WGIF
- Rice Lake, Wisconsin; United States;
- Broadcast area: Rice Lake and Barron
- Frequency: 90.1 MHz

Programming
- Format: Religious
- Affiliations: VCY America

Ownership
- Owner: Barron Calvary Baptist Church, Inc

History
- First air date: December 2024
- Call sign meaning: God Is Faithful

Technical information
- Licensing authority: FCC
- Facility ID: 768237
- Class: A
- ERP: 6,000 watts
- HAAT: 41 meters (135 ft)
- Transmitter coordinates: 45°21′02″N 91°50′49.8″W﻿ / ﻿45.35056°N 91.847167°W

Links
- Public license information: Public file; LMS;

= WGIF =

WGIF (90.1 FM) is a radio station licensed to Rice Lake, Wisconsin, United States.

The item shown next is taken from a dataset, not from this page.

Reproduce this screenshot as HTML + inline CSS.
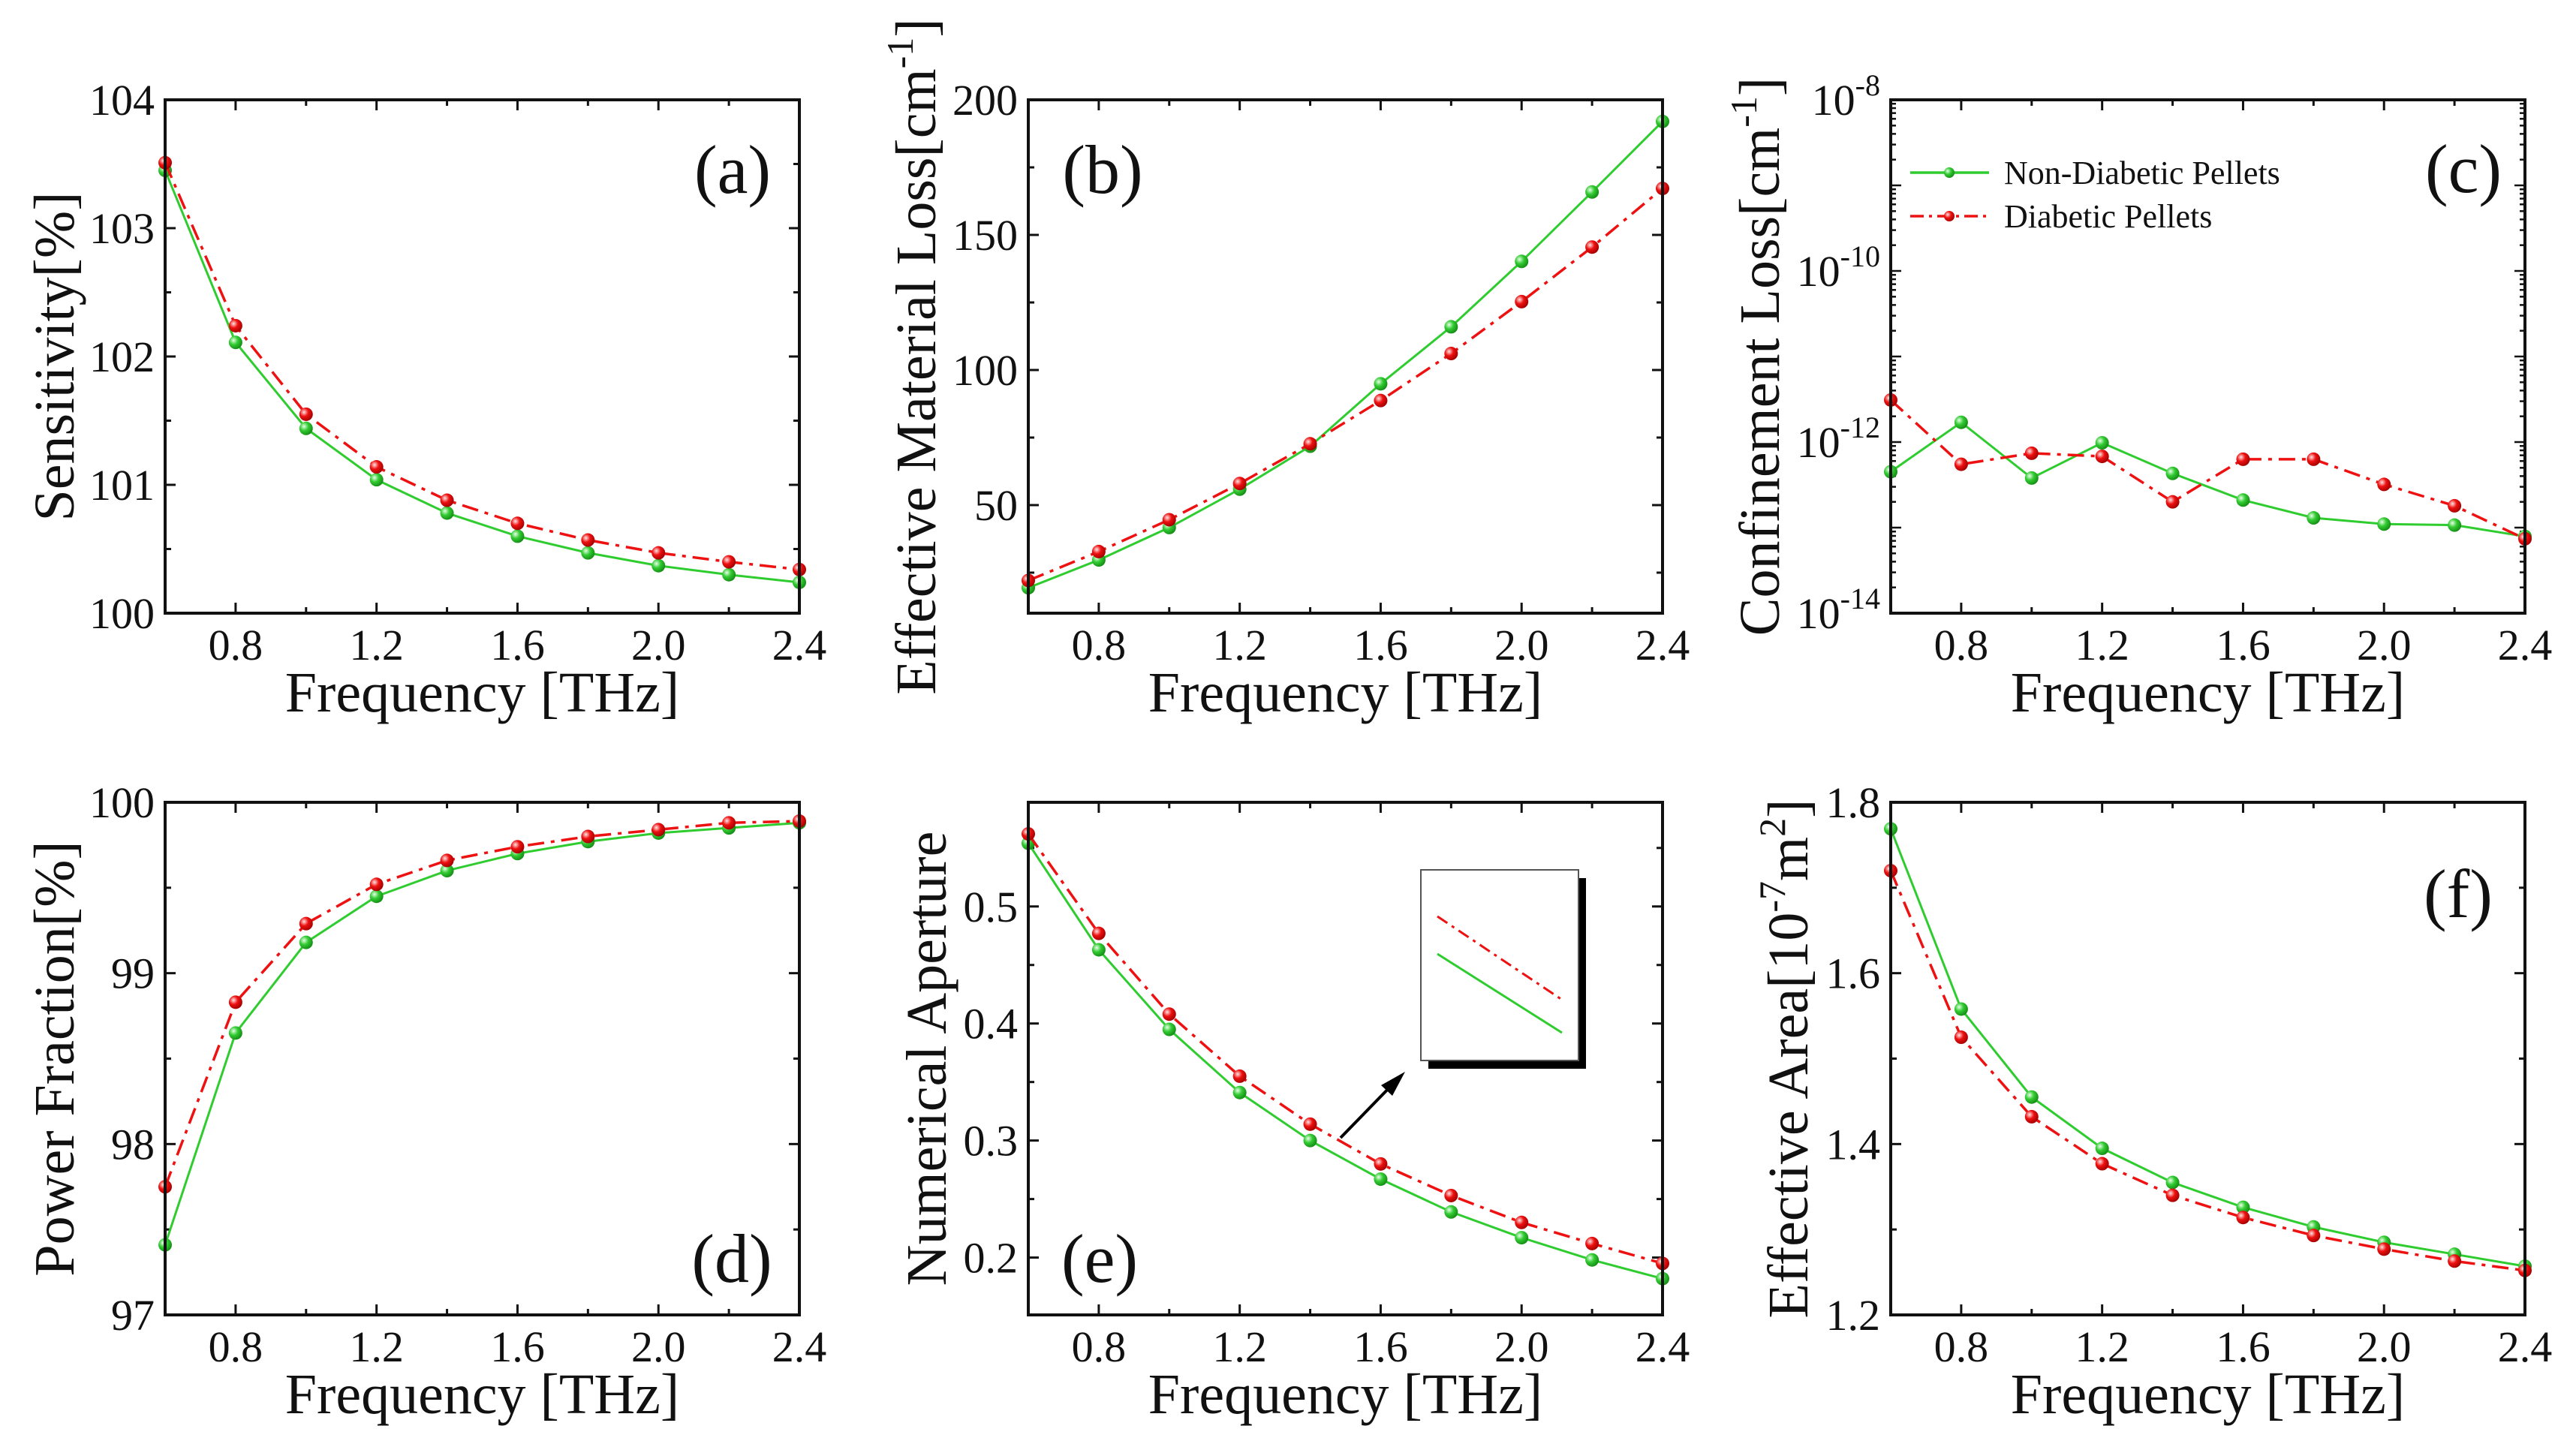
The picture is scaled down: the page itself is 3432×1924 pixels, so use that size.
<!DOCTYPE html>
<html><head><meta charset="utf-8"><style>
html,body{margin:0;padding:0;background:#fff}
svg{display:block}
text{font-family:"Liberation Serif","Times New Roman",serif;fill:#111}
</style></head><body>
<svg id="fig" width="3432" height="1924" viewBox="0 0 3432 1924" xmlns="http://www.w3.org/2000/svg">
<defs>
<radialGradient id="gG" cx="0.35" cy="0.35" r="0.7"><stop offset="0" stop-color="#e8ffe8"/><stop offset="0.45" stop-color="#33cc33"/><stop offset="1" stop-color="#138a13"/></radialGradient>
<radialGradient id="gR" cx="0.35" cy="0.35" r="0.7"><stop offset="0" stop-color="#ffe6e6"/><stop offset="0.45" stop-color="#ee1111"/><stop offset="1" stop-color="#a00000"/></radialGradient>
</defs>
</svg>
<script>
const freq = [0.6,0.8,1.0,1.2,1.4,1.6,1.8,2.0,2.2,2.4];
const xTicks = [0.8,1.2,1.6,2.0,2.4];
const xTickLabels = ["0.8","1.2","1.6","2.0","2.4"];
const sensGreen = [103.45,102.11,101.44,101.04,100.78,100.60,100.47,100.37,100.30,100.24];
const sensRed = [103.51,102.24,101.55,101.14,100.88,100.70,100.57,100.47,100.40,100.34];
const lossGreen = [19.4,29.7,41.7,55.9,71.8,94.9,116,140.2,165.9,192];
const lossRed = [22.1,32.8,44.6,58,72.7,88.7,106.1,125.3,145.5,167.2];
const confGreen = [4.5e-13,1.7e-12,3.8e-13,9.8e-13,4.3e-13,2.1e-13,1.3e-13,1.1e-13,1.07e-13,7.9e-14];
const confRed = [3.1e-12,5.5e-13,7.4e-13,6.8e-13,2.0e-13,6.3e-13,6.3e-13,3.2e-13,1.8e-13,7.4e-14];
const powGreen = [97.41,98.65,99.18,99.45,99.60,99.70,99.77,99.82,99.85,99.88];
const powRed = [97.75,98.83,99.29,99.52,99.66,99.74,99.80,99.84,99.88,99.89];
const naGreen = [0.554,0.463,0.395,0.341,0.300,0.267,0.239,0.217,0.198,0.182];
const naRed = [0.562,0.477,0.408,0.355,0.314,0.280,0.253,0.230,0.212,0.195];
const areaGreen = [1.769,1.558,1.455,1.395,1.355,1.326,1.303,1.285,1.271,1.257];
const areaRed = [1.720,1.525,1.432,1.377,1.340,1.314,1.293,1.277,1.263,1.252];
const sensTicks = [100,101,102,103,104];
const lossTicks = [50,100,150,200];
const confTicks = [-14,-12,-10,-8];
const powTicks = [97,98,99,100];
const naTicks = [0.2,0.3,0.4,0.5];
const areaTicks = [1.2,1.4,1.6,1.8];
const legendLabels = ["Non-Diabetic Pellets","Diabetic Pellets"];

const NS="http://www.w3.org/2000/svg";
const svg=document.getElementById('fig');
function mk(tag,attrs,parent){const e=document.createElementNS(NS,tag);for(const k in attrs)e.setAttribute(k,attrs[k]);(parent||svg).appendChild(e);return e;}

function panel(cfg){
  const g=mk('g',{});
  
  
  const L=cfg.x,T=cfg.y,W=845,H=cfg.h;
  const xs=v=>L+(v-0.6)/1.8*W;
  const ys=cfg.log? v=>T+H-(Math.log10(v)-cfg.ymin)/(cfg.ymax-cfg.ymin)*H : v=>T+H-(v-cfg.ymin)/(cfg.ymax-cfg.ymin)*H;
  for(let v=0.8;v<=2.41;v+=0.2){
    const major=xTicks.some(t=>Math.abs(t-v)<1e-6);const len=major?14:8;const px=xs(v);
    for(const [y0,d] of [[T+H,-1],[T,1]]){
      const tk=mk('line',{x1:px,x2:px,y1:y0,y2:y0+d*len,stroke:'#111','stroke-width':3},g);
      
      
    }
  }
  xTicks.forEach((v,i)=>{
    const t=mk('text',{x:xs(v),y:T+H+62,'font-size':58,'text-anchor':'middle'},g);t.textContent=xTickLabels[i];
    
    
  });
  if(cfg.log){
    for(let d=cfg.ymin;d<cfg.ymax;d++){
      for(let m=1;m<10;m++){
        const v=m*Math.pow(10,d);const py=ys(v);const len=m==1?14:7;
        for(const [x0,s] of [[L,1],[L+W,-1]]){
          const tk=mk('line',{x1:x0,x2:x0+s*len,y1:py,y2:py,stroke:'#111','stroke-width':2.5},g);
          
          
        }
      }
    }
    cfg.ticks.forEach(d=>{
      const t=mk('text',{x:L-14,y:ys(Math.pow(10,d))+20,'font-size':58,'text-anchor':'end'},g);
      
      
      const a=mk('tspan',{},t);a.textContent='10';
      const b=mk('tspan',{dy:-26,'font-size':40},t);b.textContent=String(d);
    });
  } else {
    const step=cfg.minor;
    const start=cfg.minorStart!==undefined?cfg.minorStart:cfg.ymin;
    for(let v=start;v<=cfg.ymax+1e-9;v+=step){
      if(v<cfg.ymin-1e-9)continue;
      const major=cfg.ticks.some(t=>Math.abs(t-v)<1e-6);const len=major?14:8;const py=ys(v);
      for(const [x0,s] of [[L,1],[L+W,-1]]){
        const tk=mk('line',{x1:x0,x2:x0+s*len,y1:py,y2:py,stroke:'#111','stroke-width':3},g);
        
        
      }
    }
    cfg.ticks.forEach(v=>{
      const t=mk('text',{x:L-14,y:ys(v)+20,'font-size':58,'text-anchor':'end'},g);t.textContent=cfg.fmt(v);
      
      
    });
  }
  const series=[[cfg.green,'#2fcc2f','url(#gG)',null,3,'non-diabetic-line'],[cfg.red,'#ee1111','url(#gR)','22 9 5 9',3.5,'diabetic-line']];
  series.forEach(([arr,col,fill,dash,w,nm])=>{
    const pts=arr.map((v,i)=>xs(freq[i])+','+ys(v)).join(' ');
    const pl=mk('polyline',{points:pts,fill:'none',stroke:col,'stroke-width':w},g);
    if(dash)pl.setAttribute('stroke-dasharray',dash);
    
    
    arr.forEach((v,i)=>{
      const c=mk('circle',{cx:xs(freq[i]),cy:ys(v),r:9,fill:fill},g);
      
      
    });
  });
  const fr=mk('rect',{x:L,y:T,width:W,height:H,fill:'none',stroke:'#111','stroke-width':4},g);
  
  
  const xt=mk('text',{x:L+W/2,y:T+H+131,'font-size':76,'text-anchor':'middle'},g);xt.textContent='Frequency [THz]';
  
  
  const yt=mk('text',{x:0,y:0,'font-size':76,'text-anchor':'middle',transform:`translate(${cfg.ytx},${T+H/2}) rotate(-90)`},g);
  
  
  cfg.ytitle.forEach(([s,sup])=>{const sp=mk('tspan',sup?{dy:-30,'font-size':50}:{dy:sup===false?30:0},yt);sp.textContent=s;});
  const pl=mk('text',{x:cfg.lx,y:cfg.ly+30,'font-size':92,'text-anchor':'middle'},g);pl.textContent=cfg.label;
  
  
  return {g,xs,ys};
}

panel({name:'panel-a-sensitivity',x:220,y:133,h:684,ymin:100,ymax:104,minor:0.5,ticks:sensTicks,fmt:v=>String(v),green:sensGreen,red:sensRed,ytx:98,ytitle:[['Sensitivity[%]']],label:'(a)',lx:976,ly:227});
panel({name:'panel-b-material-loss',x:1370,y:133,h:684,ymin:10,ymax:200,minor:25,minorStart:25,ticks:lossTicks,fmt:v=>String(v),green:lossGreen,red:lossRed,ytx:1246,ytitle:[['Effective Material Loss[cm'],['-1',true],[']',false]],label:'(b)',lx:1469,ly:227});
panel({name:'panel-c-confinement-loss',x:2519,y:133,h:684,log:true,ymin:-14,ymax:-8,ticks:confTicks,green:confGreen,red:confRed,ytx:2370,ytitle:[['Confinement Loss[cm'],['-1',true],[']',false]],label:'(c)',lx:3282,ly:226});
panel({name:'panel-d-power-fraction',x:220,y:1069,h:683,ymin:97,ymax:100,minor:0.5,ticks:powTicks,fmt:v=>String(v),green:powGreen,red:powRed,ytx:98,ytitle:[['Power Fraction[%]']],label:'(d)',lx:975,ly:1678});
panel({name:'panel-e-numerical-aperture',x:1370,y:1069,h:683,ymin:0.151,ymax:0.589,minor:0.05,minorStart:0.2,ticks:naTicks,fmt:v=>v.toFixed(1),green:naGreen,red:naRed,ytx:1260,ytitle:[['Numerical Aperture']],label:'(e)',lx:1465,ly:1678});
panel({name:'panel-f-effective-area',x:2519,y:1069,h:683,ymin:1.2,ymax:1.8,minor:0.1,ticks:areaTicks,fmt:v=>v.toFixed(1),green:areaGreen,red:areaRed,ytx:2408,ytitle:[['Effective Area[10'],['-7',true],['m',false],['2',true],[']',false]],label:'(f)',lx:3275,ly:1192});

const lg=mk('g',{});


[['#2fcc2f','url(#gG)',null,230],['#ee1111','url(#gR)','22 9 5 9',288]].forEach((s,i)=>{
  const ln=mk('line',{x1:2545,x2:2650,y1:s[3],y2:s[3],stroke:s[0],'stroke-width':3.5},lg);
  if(s[2])ln.setAttribute('stroke-dasharray','18 7 4 7');
  
  
  const c=mk('circle',{cx:2597,cy:s[3],r:7,fill:s[1]},lg);
  
  
  const t=mk('text',{x:2670,y:s[3]+15,'font-size':44},lg);t.textContent=legendLabels[i];
  
  
});

const ins=mk('g',{});


const sh=mk('rect',{x:1903,y:1170,width:210,height:254,fill:'#000'},ins);


const bx=mk('rect',{x:1893,y:1159,width:210,height:254,fill:'#fff',stroke:'#555','stroke-width':2},ins);


const l1=mk('line',{x1:1915,y1:1221,x2:2081,y2:1332,stroke:'#ee1111','stroke-width':3,'stroke-dasharray':'16 7 4 7'},ins);


const l2=mk('line',{x1:1915,y1:1271,x2:2081,y2:1376,stroke:'#2fcc2f','stroke-width':3},ins);


const ar=mk('line',{x1:1786,y1:1516,x2:1858,y2:1442,stroke:'#000','stroke-width':4},ins);


const ah=mk('polygon',{points:'1872,1428 1840,1446 1855,1460',fill:'#000'},ins);


</script>
</body></html>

The station is owned by Barron Calvary Baptist Church, Inc and carries religious programming.

==History==
WGIF was originally granted a license during a 2021 filing window. At the same time, WEPP 90.7 Rice Lake, nearby, was licensed as well. WGIF was among the first full powered non-commercial radio stations in Barron County. There are six other commercial stations in the vicinity. It is the first radio station in Barron County catered to the specific format.

The station partnered with VCY America based out of Milwaukee to provide programming. The station also carries live broadcasts from the church on Sundays. The station's tower was constructed with help from the members of the church, and is located on private land, south of Barron.
The tower is 140 ft tall, and construction was approved in May 2023 by the Barron County Board of Adjustment.